Running because SHE can
I won't give you a long drawn out intro to this post -- I asked my wife Christina to write about her Runner's World Festival experience where she ran her first 5k. Without delay, here you go:
For eight years I have stood on the sidelines, cheering on my husband David in more races than I can count. I have gotten up before the sun and dressed in layers.
I have held signs, swung clappers and rung cow bells. I have seen the sheer exhaustion, and triumph, in every runner’s face.
I have watched anxiously for David’s face to appear among the crowd, and at one marathon even backtracked from the finish to see how I could help him after I got a text that he was going to start walking.
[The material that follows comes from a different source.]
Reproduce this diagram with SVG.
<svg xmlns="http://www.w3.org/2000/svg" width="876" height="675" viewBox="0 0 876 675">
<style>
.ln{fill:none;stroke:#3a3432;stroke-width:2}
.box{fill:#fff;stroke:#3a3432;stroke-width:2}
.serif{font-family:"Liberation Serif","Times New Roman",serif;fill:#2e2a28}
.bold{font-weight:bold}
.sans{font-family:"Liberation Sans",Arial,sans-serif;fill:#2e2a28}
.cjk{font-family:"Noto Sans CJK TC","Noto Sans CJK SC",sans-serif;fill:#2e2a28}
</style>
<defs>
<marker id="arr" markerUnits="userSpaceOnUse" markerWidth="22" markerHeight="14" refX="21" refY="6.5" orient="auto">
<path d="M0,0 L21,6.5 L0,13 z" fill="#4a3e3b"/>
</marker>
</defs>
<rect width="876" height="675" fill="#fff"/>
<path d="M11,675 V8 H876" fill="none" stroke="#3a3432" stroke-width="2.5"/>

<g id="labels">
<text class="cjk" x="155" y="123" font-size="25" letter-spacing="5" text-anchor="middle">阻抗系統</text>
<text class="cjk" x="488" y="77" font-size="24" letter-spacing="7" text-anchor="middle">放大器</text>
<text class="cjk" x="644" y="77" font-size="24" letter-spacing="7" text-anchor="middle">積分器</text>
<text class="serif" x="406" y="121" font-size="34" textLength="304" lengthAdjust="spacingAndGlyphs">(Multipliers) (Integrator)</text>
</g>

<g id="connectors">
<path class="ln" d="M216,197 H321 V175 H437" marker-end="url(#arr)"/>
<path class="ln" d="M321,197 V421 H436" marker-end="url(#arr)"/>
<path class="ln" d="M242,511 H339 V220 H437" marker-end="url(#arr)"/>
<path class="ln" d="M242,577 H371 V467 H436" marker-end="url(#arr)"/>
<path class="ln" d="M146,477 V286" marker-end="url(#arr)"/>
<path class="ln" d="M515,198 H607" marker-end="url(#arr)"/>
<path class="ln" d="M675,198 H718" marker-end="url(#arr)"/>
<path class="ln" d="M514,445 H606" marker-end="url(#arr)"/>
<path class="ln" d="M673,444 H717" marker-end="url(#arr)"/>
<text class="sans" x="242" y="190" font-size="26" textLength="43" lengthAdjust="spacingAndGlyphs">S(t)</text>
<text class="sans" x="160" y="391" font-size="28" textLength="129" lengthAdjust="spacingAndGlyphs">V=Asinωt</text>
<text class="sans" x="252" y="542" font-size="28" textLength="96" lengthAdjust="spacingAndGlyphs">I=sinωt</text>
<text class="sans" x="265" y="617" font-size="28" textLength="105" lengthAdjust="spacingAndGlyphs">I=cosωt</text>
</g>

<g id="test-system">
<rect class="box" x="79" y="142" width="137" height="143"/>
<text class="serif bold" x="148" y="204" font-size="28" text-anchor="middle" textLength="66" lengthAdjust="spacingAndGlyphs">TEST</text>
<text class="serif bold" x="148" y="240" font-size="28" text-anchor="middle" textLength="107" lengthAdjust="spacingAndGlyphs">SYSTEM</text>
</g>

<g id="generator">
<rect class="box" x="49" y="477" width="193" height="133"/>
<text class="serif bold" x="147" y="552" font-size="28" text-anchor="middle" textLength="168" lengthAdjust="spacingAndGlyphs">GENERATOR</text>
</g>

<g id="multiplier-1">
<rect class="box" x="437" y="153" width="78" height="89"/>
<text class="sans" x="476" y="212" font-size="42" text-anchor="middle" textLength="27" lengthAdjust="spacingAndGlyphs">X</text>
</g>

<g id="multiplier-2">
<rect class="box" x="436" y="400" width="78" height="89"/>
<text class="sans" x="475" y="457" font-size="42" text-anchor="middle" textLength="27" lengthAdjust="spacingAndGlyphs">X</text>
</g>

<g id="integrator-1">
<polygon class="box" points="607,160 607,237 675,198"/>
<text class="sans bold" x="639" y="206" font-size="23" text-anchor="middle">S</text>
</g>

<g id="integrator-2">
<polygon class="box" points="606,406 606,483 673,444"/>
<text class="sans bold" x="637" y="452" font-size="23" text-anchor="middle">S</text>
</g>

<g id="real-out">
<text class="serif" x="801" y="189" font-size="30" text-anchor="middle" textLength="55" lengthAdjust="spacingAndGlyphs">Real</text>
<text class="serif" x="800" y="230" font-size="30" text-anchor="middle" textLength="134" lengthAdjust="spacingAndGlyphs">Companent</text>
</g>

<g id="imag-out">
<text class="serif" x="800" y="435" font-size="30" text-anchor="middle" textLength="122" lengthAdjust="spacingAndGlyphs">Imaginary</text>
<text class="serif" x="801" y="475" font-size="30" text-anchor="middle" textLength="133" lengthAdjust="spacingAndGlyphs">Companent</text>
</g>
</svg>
This year, after eight years of being a spectator, I decided to take on the challenge of a 5k.
I’ve always hated running. Gym was always my least favorite class in school. Exercise was never discussed in our household growing up.
It’s not that as kids my brothers and I weren’t active, we just didn’t make it a point to “exercise.” I’ve never had a problem with my weight, either, so physical activity never appealed to me.
David brought some exercise into my life. I joined him when he lifted weights (thinking I could tone my arms in time to wear a strapless gown at our wedding), and we did a lot of walking in our neighborhood and hiking in the mountains.
I actually ran a race in 2007, the July 4th Academy Mile in Lynchburg, Va., but since I felt like I was going to die at the end I don’t really think it counts.
I still really didn’t start running until David signed me up (with my permission) for the Runner's World 5k on Oct. 20.
I recorded my first run on July 24 and at the time was only using a stop watch.
Once I switched to using MapMyRun on my iPhone in mid-August and could see how far I was running, I was much more motivated and enjoyed trying to beat my previous runs.
Yes, I said “enjoyed.” It didn’t take long to actually look forward to going out at 7 a.m. for a run, whether it was to prepare for the 5k or just to have time to myself to get the day started.
The week before my race was the first time I did 3 miles. I ran/walked 3.02 miles in 36:11, and I was very pleased.
I figured that with the momentum of the crowd at the race, I would have no problem with a 12-minute-mile pace.
Unfortunately, that wasn’t the case. I didn’t wear a watch or take my iPhone, so I had no idea how I was doing.
Plus, I found out after the race that the clock at mile 2 was off by quite a bit, so I was under the illusion that I was running a decent pace.
I finished in 40:01. Although I was disappointed, I keep reminding myself that I DID finish, and actually came in ahead of about 100 people.
I know I could have pushed myself more, but, as my chiropractor pointed out, I now have a PR – one that I have already decided I am going to beat.